Track and Trace: The Act establishes a national system for tracing drug products through the supply chain and sets national licensing standards for wholesale distributors and third-party logistics providers. Most significant to California pharmacists, the Act specifically preempts all state laws, regulations, and requirements for tracing products through the supply chain, including any recordkeeping and pedigree requirements, including California's e-pedigree law. The Act requires manufacturers, wholesale distributors, dispensers, and repackagers to pass, capture, and maintain certain information with respect to each transaction. Traceability requirements begin for products at the lot level in 2015; manufacturers, wholesaler distributors, and repackagers must comply on January 1, 2015 and pharmacies must comply by July 1, 2015. Records can be held electronically or on paper in 2015, and beginning 2019, manufacturers will be required to pass information electronically. Beginning in 2025, all supply chain members will be required to electronically track and trace product at the individual package level. The second major area of the Act related to supply chain security requires the federal government to establish uniform national wholesaler and third-party logistics provider licensing standards that all state licensing boards will be required to follow.

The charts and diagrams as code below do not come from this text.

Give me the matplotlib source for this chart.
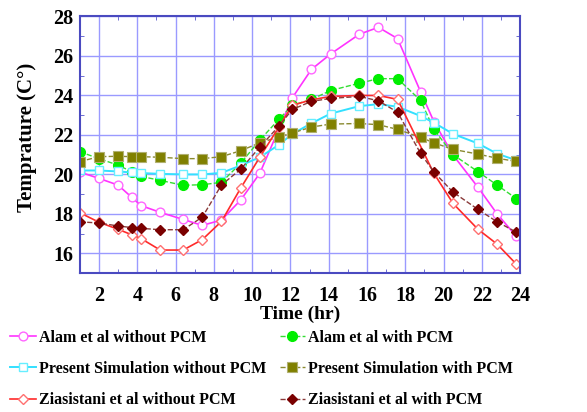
import matplotlib
matplotlib.use("Agg")
import matplotlib.pyplot as plt
from matplotlib.ticker import MultipleLocator

plt.rcParams['font.family'] = ['Liberation Serif', 'DejaVu Serif']
plt.rcParams['font.weight'] = 'bold'

# hour of day for each reading
hours = [1.0, 2.0, 3.0, 3.7, 4.2, 5.2, 6.4, 7.4, 8.4, 9.4, 10.4, 11.4,
         12.1, 13.1, 14.1, 15.6, 16.6, 17.6, 18.8, 19.5, 20.5, 21.8, 22.8, 23.8]
# the two "without PCM" reference curves skip one reading each
alam_no_hours = [h for h in hours if h != 11.4]
zia_no_hours = [h for h in hours if h != 18.8]

alam_no_pcm = [20.12, 19.8, 19.46, 18.85, 18.42, 18.08, 17.72, 17.42, 17.69, 18.7, 20.05,
               23.88, 25.32, 26.1, 27.1, 27.45, 26.88, 24.19, 22.67, 20.98, 19.35, 18.0, 16.87]
alam_pcm = [21.15, 20.8, 20.47, 20.14, 19.9, 19.7, 19.45, 19.48, 19.6, 20.56, 21.74, 22.79,
            23.5, 23.8, 24.25, 24.62, 24.85, 24.85, 23.75, 22.28, 21.0, 20.14, 19.46, 18.78]
sim_no_pcm = [20.2, 20.2, 20.15, 20.1, 20.07, 20.03, 20.0, 20.0, 20.08, 20.45, 20.87, 21.5,
              22.05, 22.59, 23.08, 23.46, 23.56, 23.43, 22.96, 22.62, 22.05, 21.57, 21.05, 20.72]
sim_pcm = [20.65, 20.9, 20.92, 20.9, 20.9, 20.87, 20.8, 20.8, 20.9, 21.2, 21.6, 21.9,
           22.1, 22.4, 22.55, 22.58, 22.52, 22.28, 21.88, 21.6, 21.27, 21.03, 20.82, 20.66]
zia_no_pcm = [18.06, 17.58, 17.22, 16.95, 16.75, 16.17, 16.17, 16.7, 17.62, 19.3, 20.87, 22.4,
              23.5, 23.78, 23.95, 24.0, 24.0, 23.8, 20.05, 18.53, 17.22, 16.47, 15.46]
zia_pcm = [17.6, 17.54, 17.39, 17.31, 17.27, 17.2, 17.2, 17.84, 19.47, 20.26, 21.38, 22.45,
           23.29, 23.7, 23.85, 23.95, 23.73, 23.15, 21.07, 20.12, 19.1, 18.23, 17.6, 17.08]

fig = plt.figure(figsize=(5.87, 4.12), dpi=100)
ax = fig.add_axes([0.136, 0.337, 0.750, 0.623])

l1, = ax.plot(alam_no_hours, alam_no_pcm, '-', color='#ff33ff', lw=1.2, marker='o', ms=6.3,
              mfc='white', mec='#ff66ff', mew=1.0, label='Alam et al without PCM')
l4, = ax.plot(hours, alam_pcm, '--', color='#33dd33', lw=1.0, marker='o', ms=7,
              mfc='#00ee00', mec='#00ee00', label='Alam et al with PCM')
l2, = ax.plot(hours, sim_no_pcm, '-', color='#33e0ff', lw=1.4, marker='s', ms=6,
              mfc='white', mec='#66eeff', mew=1.0, label='Present Simulation without PCM')
l5, = ax.plot(hours, sim_pcm, '--', color='#8a8a30', lw=1.0, marker='s', ms=6.5,
              mfc='#808000', mec='#b0b070', mew=0.8, label='Present Simulation with PCM')
l3, = ax.plot(zia_no_hours, zia_no_pcm, '-', color='#ff2a2a', lw=1.2, marker='D', ms=5.2,
              mfc='white', mec='#ff7070', mew=1.0, label='Ziasistani et al without PCM')
l6, = ax.plot(hours, zia_pcm, '--', color='#8a3a3a', lw=1.0, marker='D', ms=5.5,
              mfc='#7a0000', mec='#7a0000', label='Ziasistani et al with PCM')

ax.set_xlim(1, 24)
ax.set_ylim(15, 28)
ax.xaxis.set_major_locator(MultipleLocator(2))
ax.yaxis.set_major_locator(MultipleLocator(2))
ax.xaxis.set_minor_locator(MultipleLocator(1))
ax.yaxis.set_minor_locator(MultipleLocator(1))
ax.grid(True, which='major', color='#9a9aff', lw=1.0)
ax.set_axisbelow(True)
ax.tick_params(which='both', direction='in', top=True, right=True, colors='#5555cc',
               labelcolor='black', labelsize=14.5)
ax.tick_params(which='major', length=0)
ax.tick_params(axis='x', which='major', pad=9)
ax.tick_params(axis='y', which='major', pad=5)
ax.tick_params(which='minor', length=3)
for s in ax.spines.values():
    s.set_color('#4a4ac0')
    s.set_linewidth(1.5)

ax.set_xlabel('Time (hr)', fontsize=14, fontweight='bold', labelpad=0)
ax.set_ylabel('Temprature (C°)', fontsize=15, fontweight='bold')
ax.yaxis.set_label_coords(-0.098, 0.53)

fig.legend(handles=[l1, l2, l3, l4, l5, l6], ncol=2, loc='upper left',
           bbox_to_anchor=(0.017, 0.2), frameon=False, fontsize=11.5,
           handlelength=1.6, handletextpad=0.2, columnspacing=0.85,
           labelspacing=0.96, borderpad=0, borderaxespad=0)

fig.savefig('out.png', dpi=100)
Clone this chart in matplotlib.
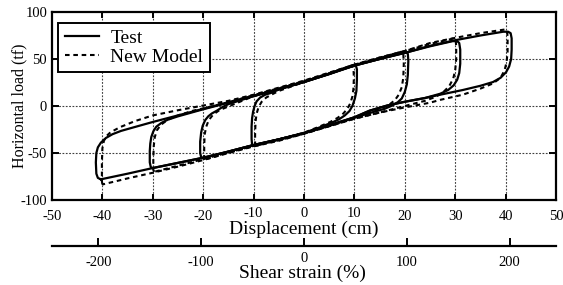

Compounding: Under the Act, most compounding pharmacies will not be affected by the changes in the Act and will be able to continue to operate as they have been. Food Drug and Cosmetic Act (FD&C) section 503A related to compounded drugs remains intact and pharmacies will be able to continue to compound under that section. The Act creates a new section regulating what it calls "outsourcing facilities." These are facilities that perform sterile compounding by or under the direct supervision of a pharmacist. Like compounding pharmacies, outsourcing facilities would be exempt from being considered a manufacturer of a drug. The Act establishes a number of restrictions and requirements, including inspection and annual registration requirements, on outsourcing facilities. Compounding pharmacies can elect to be registered as an outsourcing facility, but are not required to do so. The main advantage of registering as an outsourcing facility will be for large compounding pharmacies that ship products (such as NECC), as the Act creates predictable, risk-based inspection procedures and other standards for compliance. Most traditional compounding pharmacies will not register as outsourcing facilities.
This legislation (H.R.3204) is expected to be voted on in Congress as early as this weekend. CPhA will keep pharmacists informed as the matter develops. Additionally, we will provide more detailed information in the future.